Junto al botones huérfano Zero (el magnífico debutante Tony Revolori), cuya historia de iniciación en los años treinta traza la línea narrativa del film, M. Gustave cimenta el extraordinario relato de amistad, nobleza y melancolía de El Gran Hotel Budapest, en el que la sombra del nazismo está ahí aunque no sea nombrada (sobre todo en los personajes de Adrien Brody y Willem Dafoe), en el que la herencia de una aristrócrata (Tilda Swinton) y la trama de un cuadro robado ponen en marcha una serie de peripecias tan encantadoras y delirantes como las vividas en Fantástico Sr. Fox. Peripecias contenidas en una estructura de muñecas rusas –el relato lo narra el propio Zero en su madurez (F. Murray Abraham) a un escritor (Jude Law) de los años sesenta que, a su vez, es imaginado por otro personaje (Tom Wilkinson) en los ochenta– que se abren en abismo a distintas ratios de imagen (1:1.37; 1:1.85 y 1:2.35, según la época que filma) y que se inscriben en un tratamiento visual de líneas simétricas, variaciones cromáticas y movimientos de cámara que parecen sublimar el catálogo estético de Wes Anderson.

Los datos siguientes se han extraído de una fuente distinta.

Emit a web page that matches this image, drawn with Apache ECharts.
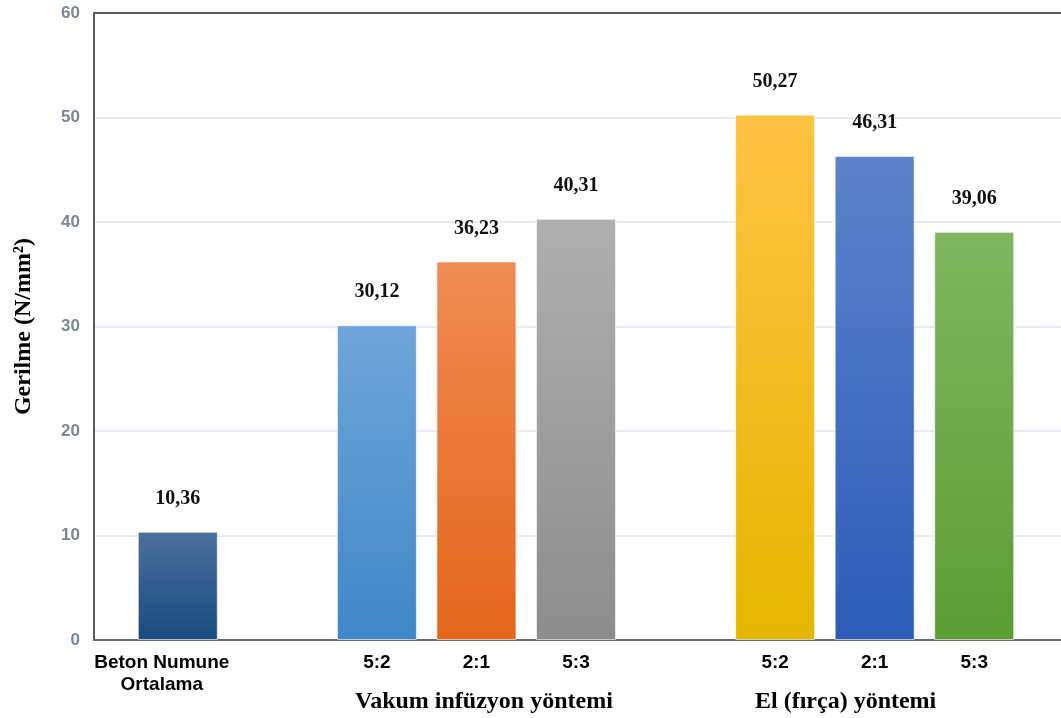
<!DOCTYPE html>
<html>
<head>
<meta charset="utf-8">
<script src="https://cdn.jsdelivr.net/npm/echarts@6/dist/echarts.min.js"></script>
<style>
  html, body { margin: 0; padding: 0; background: #ffffff; }
  #chart { width: 1061px; height: 718px; }
</style>
</head>
<body>
<div id="chart"></div>
<script>
// Category slots: one for the reference concrete, a spacer, three vacuum infusion
// ratios, a spacer, three hand lay-up ratios.
const categories = ['beton', 'gap1', 'vak52', 'vak21', 'vak53', 'gap2', 'el52', 'el21', 'el53'];
const tickLabels = ['Beton Numune\nOrtalama', '', '5:2', '2:1', '5:3', '', '5:2', '2:1', '5:3'];
const stressValues = [10.36, null, 30.12, 36.23, 40.31, null, 50.27, 46.31, 39.06];
const groupLabels = ['Vakum infüzyon yöntemi', 'El (fırça) yöntemi'];
const yTicks = [0, 10, 20, 30, 40, 50, 60];

// Top / bottom gradient stops for each bar
const barColors = [
  ['#4b709d', '#184b80'],
  null,
  ['#70a5da', '#3f87c8'],
  ['#f08b55', '#e3661b'],
  ['#afafaf', '#8d8d8d'],
  null,
  ['#ffc244', '#e5b600'],
  ['#5c82ca', '#2d5db8'],
  ['#80b660', '#5b9d33']
];

const chart = echarts.init(document.getElementById('chart'));

const seriesData = stressValues.map((v, i) => {
  if (v === null) return '-';
  const c = barColors[i];
  return {
    value: v,
    itemStyle: {
      color: new echarts.graphic.LinearGradient(0, 0, 0, 1, [
        { offset: 0, color: c[0] },
        { offset: 1, color: c[1] }
      ]),
      borderColor: 'rgba(255,255,255,0.6)',
      borderWidth: 1
    }
  };
});

// Multi-line tick labels are padded on the right so they sit a little left of the bar
function tickFormatter(v, i) {
  const t = tickLabels[i];
  if (t.indexOf('\n') < 0) return t;
  return t.split('\n').map(s => '{wide|' + s + '}').join('\n');
}

const tickFont = {
  fontFamily: 'Liberation Sans, Arial, sans-serif',
  fontWeight: 'bold',
  fontSize: 19,
  lineHeight: 22,
  color: '#000000'
};

const option = {
  animation: false,
  backgroundColor: '#ffffff',
  grid: [
    // frame: axis lines, grid lines, value ticks
    { left: 94, right: 0, top: 13, bottom: 78 },
    // bars
    { left: 128, right: 37, top: 13, bottom: 78 }
  ],
  xAxis: [
    {
      type: 'value', gridIndex: 0, min: 0, max: 1, position: 'bottom',
      axisLine: { show: true, lineStyle: { color: '#6a6a6a', width: 2 } },
      axisTick: { show: false }, axisLabel: { show: false }, splitLine: { show: false }
    },
    {
      type: 'value', gridIndex: 0, min: 0, max: 1, position: 'top',
      axisLine: { show: true, lineStyle: { color: '#5a5a5a', width: 2 } },
      axisTick: { show: false }, axisLabel: { show: false }, splitLine: { show: false }
    },
    {
      type: 'category', gridIndex: 1, data: categories,
      axisLine: { show: false }, axisTick: { show: false },
      axisLabel: Object.assign({
        interval: 0,
        margin: 12,
        formatter: tickFormatter,
        rich: {
          wide: Object.assign({ padding: [0, 32, 0, 0] }, tickFont)
        }
      }, tickFont)
    }
  ],
  yAxis: [
    {
      type: 'value', gridIndex: 0, min: 0, max: 60, interval: 10,
      name: 'Gerilme (N/mm²)',
      nameLocation: 'middle',
      nameGap: 58,
      nameTextStyle: {
        fontFamily: 'Liberation Serif, Times New Roman, serif',
        fontWeight: 'bold',
        fontSize: 24,
        color: '#000000'
      },
      axisLine: { show: true, lineStyle: { color: '#5a5a5a', width: 2 } },
      axisTick: { show: false },
      axisLabel: {
        margin: 14,
        formatter: (v) => (yTicks.indexOf(v) >= 0 ? String(v) : ''),
        fontFamily: 'Liberation Sans, Arial, sans-serif',
        fontWeight: 'bold',
        fontSize: 17,
        color: '#7c8694'
      },
      splitLine: { show: true, lineStyle: { color: '#e8ecf2', width: 2 } }
    },
    {
      type: 'value', gridIndex: 1, min: 0, max: 60, interval: 10,
      axisLine: { show: false }, axisTick: { show: false },
      axisLabel: { show: false }, splitLine: { show: false }
    }
  ],
  series: [
    {
      type: 'bar',
      xAxisIndex: 2,
      yAxisIndex: 1,
      barWidth: 80,
      data: seriesData,
      label: {
        show: true,
        position: 'top',
        distance: 23,
        formatter: (p) => p.value.toFixed(2).replace('.', ','),
        fontFamily: 'Liberation Serif, Times New Roman, serif',
        fontWeight: 'bold',
        fontSize: 20,
        color: '#111111'
      }
    }
  ],
  graphic: [
    {
      type: 'text', left: 355, top: 690,
      style: {
        text: groupLabels[0],
        font: 'bold 24px "Liberation Serif", "Times New Roman", serif',
        fill: '#000000'
      }
    },
    {
      type: 'text', left: 755, top: 690,
      style: {
        text: groupLabels[1],
        font: 'bold 24px "Liberation Serif", "Times New Roman", serif',
        fill: '#000000'
      }
    }
  ]
};

chart.setOption(option);
</script>
</body>
</html>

La arquitectura espacial por la que transitan los personajes (un desfile de la troupe del cineasta: Bill Murray, Edward Norton, Jason Schwartzman, Owen Wilson, con nuevas incorporaciones como Léa Seydoux, Mathieu Amalric y ¡Harvey Keitel!), a pesar del gigantismo del que hace gala su habitual efecto ‘casa de muñecas’, no logra eclipsar el factor humano de la historia. Las criaturas de Anderson, aunque sean una vez más dispositivos caricaturescos, figuras que en ocasiones se antojan tan animadas como las maquetas de su anterior largometraje, no son en ningún momento devoradas por los suntuosos, preciosistas espacios que habitan. Se integran y forman parte de ellos, implicándonos en sus aventuras como siempre ha hecho Anderson con sus personajes: colocándose a su lado o justo detrás de ellos, mirándoles sin ironía, animándoles en la consecución de sus planes.
En esa paradoja visual (personajes empequeñecidos por los espacios que, sin embargo, se hacen cada vez más grandes) está contenida la milagrosa contradicción de esta película: vehicular un ramillete de dramas personales y tragedias históricas desde el tono leve y el espíritu liviano.